### Task requirements:
Restate each line of the listing exactly, without carrying over any pictures.

[start Material provided]

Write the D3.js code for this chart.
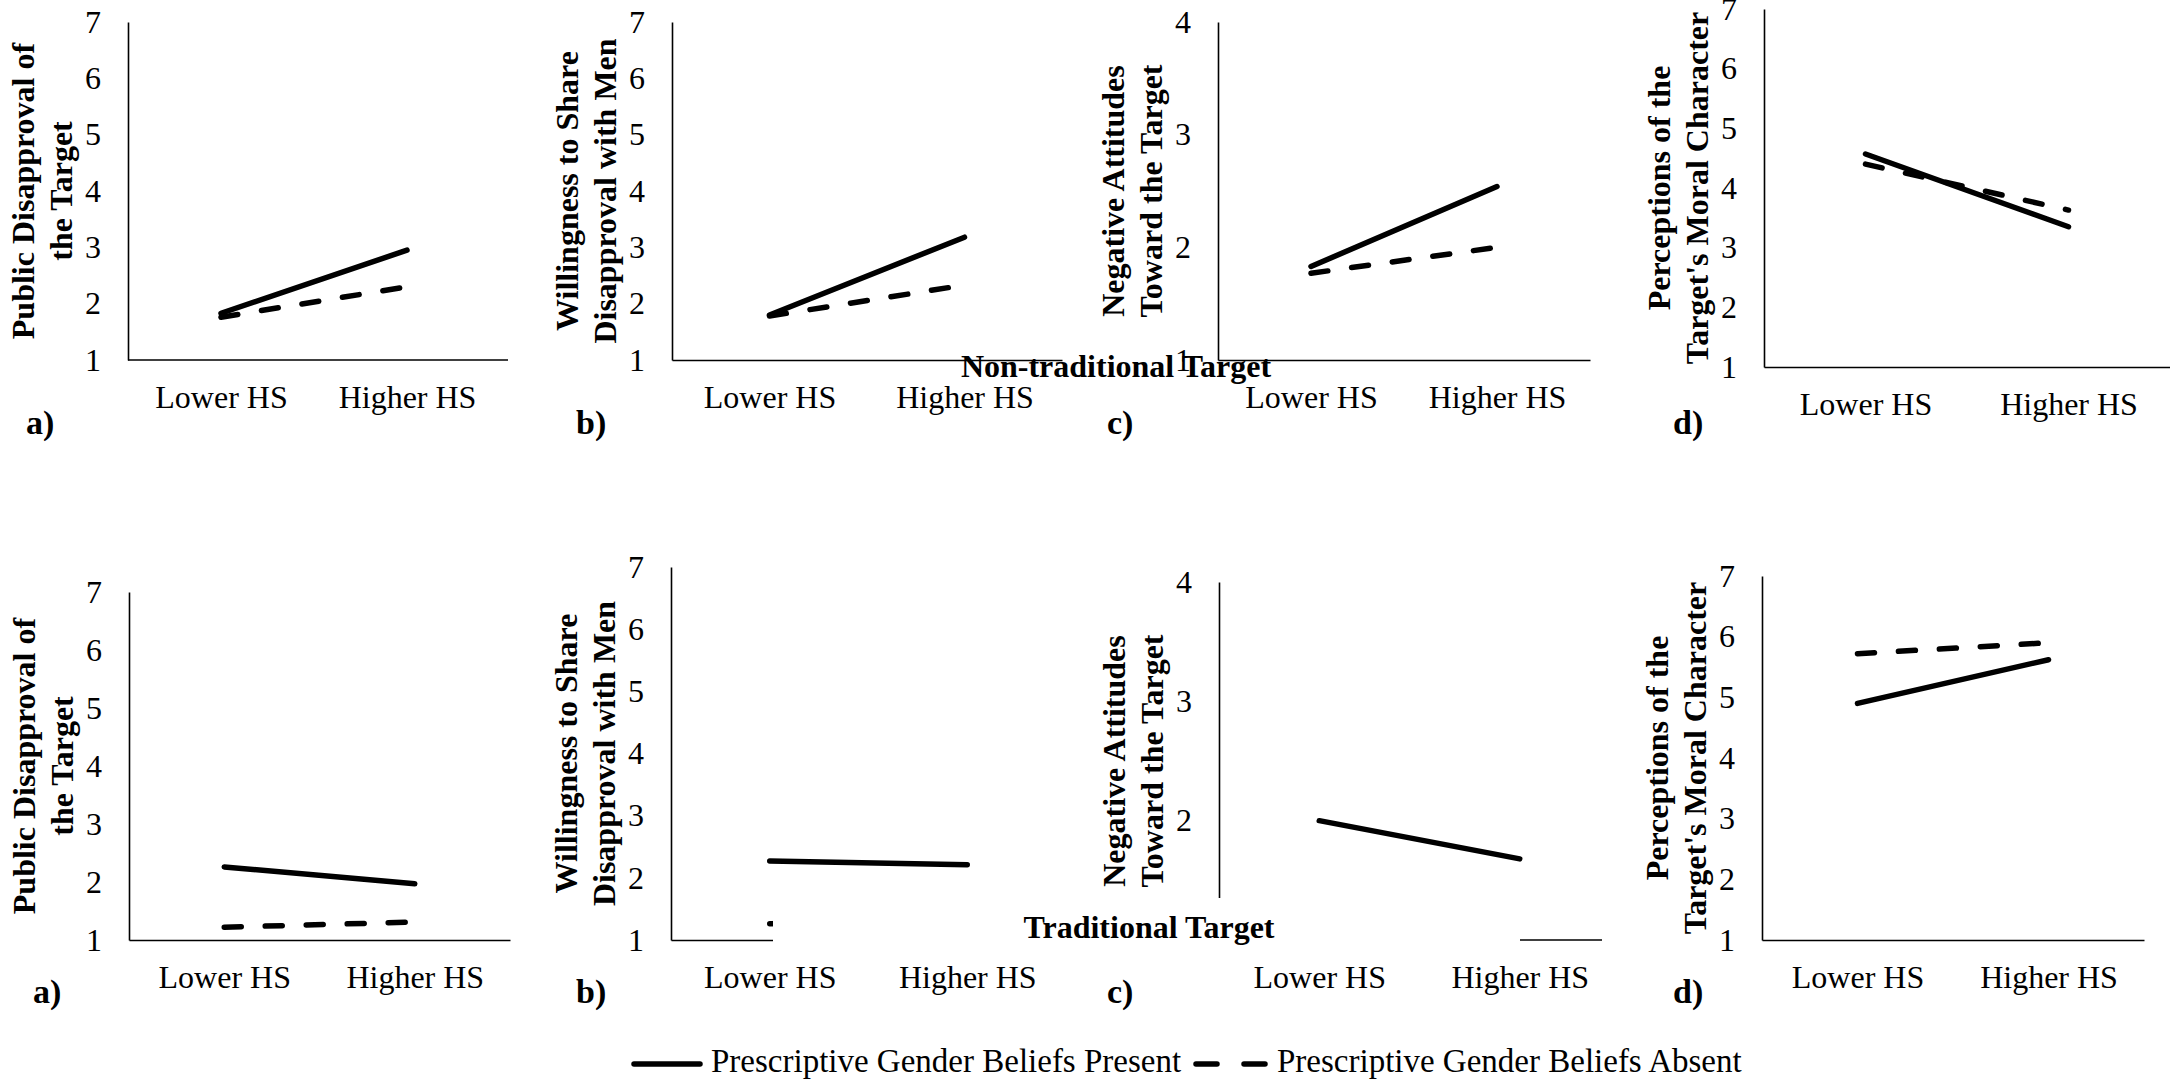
<!DOCTYPE html>
<html>
<head>
<meta charset="utf-8">
<script src="https://cdn.jsdelivr.net/npm/d3@7"></script>
<style>
  body { margin: 0; background: #fff; }
  svg text { font-family: "Liberation Serif", "Times New Roman", serif; fill: #000; }
</style>
</head>
<body>
<div id="graf"></div>
<script>
// Datos
const levels = ["Lower HS", "Higher HS"]
const seriesNames = ["Prescriptive Gender Beliefs Present", "Prescriptive Gender Beliefs Absent"]
const panelLetters = ["a)", "b)", "c)", "d)"]
const rowTitles = ["Non-traditional Target", "Traditional Target"]
const yTitles = [
  ["Public Disapproval of", "the Target"],
  ["Willingness to Share", "Disapproval with Men"],
  ["Negative Attitudes", "Toward the Target"],
  ["Perceptions of the", "Target's Moral Character"],
]
const yMax = [7, 7, 4, 7]

// [Lower HS, Higher HS] per panel
const nonTradPresent = [[1.83, 2.95], [1.80, 3.18], [1.83, 2.54], [4.57, 3.35]]
const nonTradAbsent = [[1.76, 2.30], [1.78, 2.33], [1.77, 2.00], [4.40, 3.63]]
const tradPresent = [[2.26, 1.97], [2.27, 2.21], [2.00, 1.68], [4.90, 5.62]]
const tradAbsent = [[1.22, 1.31], [1.26, 1.30], [1.25, 1.30], [5.72, 5.90]]

const draw = () => {
  const anchoTotal = 2170
  const altoTotal = 1081

  const svg = d3
    .select("#graf")
    .append("svg")
    .attr("width", anchoTotal)
    .attr("height", altoTotal)

  // Marcos de cada panel
  const rows = [
    {
      present: nonTradPresent,
      absent: nonTradAbsent,
      letterY: 434,
      frames: [
        { x0: 128, x1: 500, axisEnd: 508, top: 22, bottom: 360, lx: 26 },
        { x0: 672, x1: 1062, top: 22, bottom: 360, lx: 576 },
        { x0: 1218, x1: 1590, top: 22, bottom: 360, lx: 1107 },
        { x0: 1764, x1: 2170, top: 9, bottom: 367, lx: 1673 },
      ],
    },
    {
      present: tradPresent,
      absent: tradAbsent,
      letterY: 1003,
      frames: [
        { x0: 129, x1: 510, top: 592, bottom: 940, lx: 33 },
        { x0: 671, x1: 1066, top: 567, bottom: 940, lx: 576 },
        { x0: 1219, x1: 1620, axisEnd: 1602, top: 582, bottom: 940, lx: 1107 },
        { x0: 1762, x1: 2144, top: 576, bottom: 940, lx: 1673 },
      ],
    },
  ]

  const dash = "17,24"

  rows.forEach((row) => {
    row.frames.forEach((f, i) => {
      const x = d3.scalePoint().domain(levels).range([f.x0, f.x1]).padding(0.5)
      const y = d3.scaleLinear().domain([1, yMax[i]]).range([f.bottom, f.top])

      const g = svg.append("g")

      // Ejes
      const yAxis = d3
        .axisLeft(y)
        .tickValues(d3.range(1, yMax[i] + 1))
        .tickFormat(d3.format("d"))
        .tickSize(0)
        .tickPadding(27)
      const xAxis = d3.axisBottom(x).tickSize(0).tickPadding(25)

      const yG = g.append("g").attr("transform", `translate(${f.x0},0)`).call(yAxis)
      const xG = g.append("g").attr("transform", `translate(0,${f.bottom})`).call(xAxis)
      ;[yG, xG].forEach((a) => {
        a.attr("font-family", null).attr("font-size", null)
        a.select(".domain").attr("stroke", "#000").attr("stroke-width", 1.6)
        a.selectAll("text").style("font-size", "32px")
      })
      if (f.axisEnd) xG.select(".domain").attr("d", `M${f.x0},0H${f.axisEnd}`)

      // Lineas
      const line = d3
        .line()
        .x((d, j) => x(levels[j]))
        .y((d) => y(d))

      g.append("path")
        .attr("d", line(row.absent[i]))
        .attr("fill", "none")
        .attr("stroke", "#000")
        .attr("stroke-width", 5.5)
        .attr("stroke-linecap", "round")
        .attr("stroke-dasharray", dash)

      g.append("path")
        .attr("d", line(row.present[i]))
        .attr("fill", "none")
        .attr("stroke", "#000")
        .attr("stroke-width", 5.5)
        .attr("stroke-linecap", "round")

      // Titulo del eje Y
      const cy = (f.top + f.bottom) / 2
      yTitles[i].forEach((t, k) => {
        g.append("text")
          .attr("transform", `translate(${f.x0 - 94 + k * 38},${cy}) rotate(-90)`)
          .attr("text-anchor", "middle")
          .style("font-size", "32px")
          .style("font-weight", "bold")
          .text(t)
      })

      g.append("text")
        .attr("x", f.lx)
        .attr("y", row.letterY)
        .style("font-size", "34px")
        .style("font-weight", "bold")
        .text(panelLetters[i])
    })
  })

  // Titulos de fila
  svg
    .append("text")
    .attr("x", 1116)
    .attr("y", 377)
    .attr("text-anchor", "middle")
    .style("font-size", "32px")
    .style("font-weight", "bold")
    .text(rowTitles[0])

  svg
    .append("rect")
    .attr("x", 773)
    .attr("y", 898)
    .attr("width", 1520 - 773)
    .attr("height", 54)
    .attr("fill", "#fff")

  svg
    .append("text")
    .attr("x", 1149)
    .attr("y", 938)
    .attr("text-anchor", "middle")
    .style("font-size", "32px")
    .style("font-weight", "bold")
    .text(rowTitles[1])

  // Leyenda
  const legend = svg.append("g")
  legend
    .append("line")
    .attr("x1", 634)
    .attr("x2", 700)
    .attr("y1", 1064)
    .attr("y2", 1064)
    .attr("stroke", "#000")
    .attr("stroke-width", 5.5)
    .attr("stroke-linecap", "round")
  legend
    .append("text")
    .attr("x", 711)
    .attr("y", 1072)
    .style("font-size", "33px")
    .text(seriesNames[0])
  legend
    .append("line")
    .attr("x1", 1196)
    .attr("x2", 1265)
    .attr("y1", 1064)
    .attr("y2", 1064)
    .attr("stroke", "#000")
    .attr("stroke-width", 5.5)
    .attr("stroke-linecap", "round")
    .attr("stroke-dasharray", "21,27")
  legend
    .append("text")
    .attr("x", 1277)
    .attr("y", 1072)
    .style("font-size", "33px")
    .text(seriesNames[1])
}

draw()
</script>
</body>
</html>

[end Material provided]

### The solution:
Write the D3.js code for this chart.
<!DOCTYPE html>
<html>
<head>
<meta charset="utf-8">
<script src="https://cdn.jsdelivr.net/npm/d3@7"></script>
<style>
  body { margin: 0; background: #fff; }
  svg text { font-family: "Liberation Serif", "Times New Roman", serif; fill: #000; }
</style>
</head>
<body>
<div id="graf"></div>
<script>
// Datos
const levels = ["Lower HS", "Higher HS"]
const seriesNames = ["Prescriptive Gender Beliefs Present", "Prescriptive Gender Beliefs Absent"]
const panelLetters = ["a)", "b)", "c)", "d)"]
const rowTitles = ["Non-traditional Target", "Traditional Target"]
const yTitles = [
  ["Public Disapproval of", "the Target"],
  ["Willingness to Share", "Disapproval with Men"],
  ["Negative Attitudes", "Toward the Target"],
  ["Perceptions of the", "Target's Moral Character"],
]
const yMax = [7, 7, 4, 7]

// [Lower HS, Higher HS] per panel
const nonTradPresent = [[1.83, 2.95], [1.80, 3.18], [1.83, 2.54], [4.57, 3.35]]
const nonTradAbsent = [[1.76, 2.30], [1.78, 2.33], [1.77, 2.00], [4.40, 3.63]]
const tradPresent = [[2.26, 1.97], [2.27, 2.21], [2.00, 1.68], [4.90, 5.62]]
const tradAbsent = [[1.22, 1.31], [1.26, 1.30], [1.25, 1.30], [5.72, 5.90]]

const draw = () => {
  const anchoTotal = 2170
  const altoTotal = 1081

  const svg = d3
    .select("#graf")
    .append("svg")
    .attr("width", anchoTotal)
    .attr("height", altoTotal)

  // Marcos de cada panel
  const rows = [
    {
      present: nonTradPresent,
      absent: nonTradAbsent,
      letterY: 434,
      frames: [
        { x0: 128, x1: 500, axisEnd: 508, top: 22, bottom: 360, lx: 26 },
        { x0: 672, x1: 1062, top: 22, bottom: 360, lx: 576 },
        { x0: 1218, x1: 1590, top: 22, bottom: 360, lx: 1107 },
        { x0: 1764, x1: 2170, top: 9, bottom: 367, lx: 1673 },
      ],
    },
    {
      present: tradPresent,
      absent: tradAbsent,
      letterY: 1003,
      frames: [
        { x0: 129, x1: 510, top: 592, bottom: 940, lx: 33 },
        { x0: 671, x1: 1066, top: 567, bottom: 940, lx: 576 },
        { x0: 1219, x1: 1620, axisEnd: 1602, top: 582, bottom: 940, lx: 1107 },
        { x0: 1762, x1: 2144, top: 576, bottom: 940, lx: 1673 },
      ],
    },
  ]

  const dash = "17,24"

  rows.forEach((row) => {
    row.frames.forEach((f, i) => {
      const x = d3.scalePoint().domain(levels).range([f.x0, f.x1]).padding(0.5)
      const y = d3.scaleLinear().domain([1, yMax[i]]).range([f.bottom, f.top])

      const g = svg.append("g")

      // Ejes
      const yAxis = d3
        .axisLeft(y)
        .tickValues(d3.range(1, yMax[i] + 1))
        .tickFormat(d3.format("d"))
        .tickSize(0)
        .tickPadding(27)
      const xAxis = d3.axisBottom(x).tickSize(0).tickPadding(25)

      const yG = g.append("g").attr("transform", `translate(${f.x0},0)`).call(yAxis)
      const xG = g.append("g").attr("transform", `translate(0,${f.bottom})`).call(xAxis)
      ;[yG, xG].forEach((a) => {
        a.attr("font-family", null).attr("font-size", null)
        a.select(".domain").attr("stroke", "#000").attr("stroke-width", 1.6)
        a.selectAll("text").style("font-size", "32px")
      })
      if (f.axisEnd) xG.select(".domain").attr("d", `M${f.x0},0H${f.axisEnd}`)

      // Lineas
      const line = d3
        .line()
        .x((d, j) => x(levels[j]))
        .y((d) => y(d))

      g.append("path")
        .attr("d", line(row.absent[i]))
        .attr("fill", "none")
        .attr("stroke", "#000")
        .attr("stroke-width", 5.5)
        .attr("stroke-linecap", "round")
        .attr("stroke-dasharray", dash)

      g.append("path")
        .attr("d", line(row.present[i]))
        .attr("fill", "none")
        .attr("stroke", "#000")
        .attr("stroke-width", 5.5)
        .attr("stroke-linecap", "round")

      // Titulo del eje Y
      const cy = (f.top + f.bottom) / 2
      yTitles[i].forEach((t, k) => {
        g.append("text")
          .attr("transform", `translate(${f.x0 - 94 + k * 38},${cy}) rotate(-90)`)
          .attr("text-anchor", "middle")
          .style("font-size", "32px")
          .style("font-weight", "bold")
          .text(t)
      })

      g.append("text")
        .attr("x", f.lx)
        .attr("y", row.letterY)
        .style("font-size", "34px")
        .style("font-weight", "bold")
        .text(panelLetters[i])
    })
  })

  // Titulos de fila
  svg
    .append("text")
    .attr("x", 1116)
    .attr("y", 377)
    .attr("text-anchor", "middle")
    .style("font-size", "32px")
    .style("font-weight", "bold")
    .text(rowTitles[0])

  svg
    .append("rect")
    .attr("x", 773)
    .attr("y", 898)
    .attr("width", 1520 - 773)
    .attr("height", 54)
    .attr("fill", "#fff")

  svg
    .append("text")
    .attr("x", 1149)
    .attr("y", 938)
    .attr("text-anchor", "middle")
    .style("font-size", "32px")
    .style("font-weight", "bold")
    .text(rowTitles[1])

  // Leyenda
  const legend = svg.append("g")
  legend
    .append("line")
    .attr("x1", 634)
    .attr("x2", 700)
    .attr("y1", 1064)
    .attr("y2", 1064)
    .attr("stroke", "#000")
    .attr("stroke-width", 5.5)
    .attr("stroke-linecap", "round")
  legend
    .append("text")
    .attr("x", 711)
    .attr("y", 1072)
    .style("font-size", "33px")
    .text(seriesNames[0])
  legend
    .append("line")
    .attr("x1", 1196)
    .attr("x2", 1265)
    .attr("y1", 1064)
    .attr("y2", 1064)
    .attr("stroke", "#000")
    .attr("stroke-width", 5.5)
    .attr("stroke-linecap", "round")
    .attr("stroke-dasharray", "21,27")
  legend
    .append("text")
    .attr("x", 1277)
    .attr("y", 1072)
    .style("font-size", "33px")
    .text(seriesNames[1])
}

draw()
</script>
</body>
</html>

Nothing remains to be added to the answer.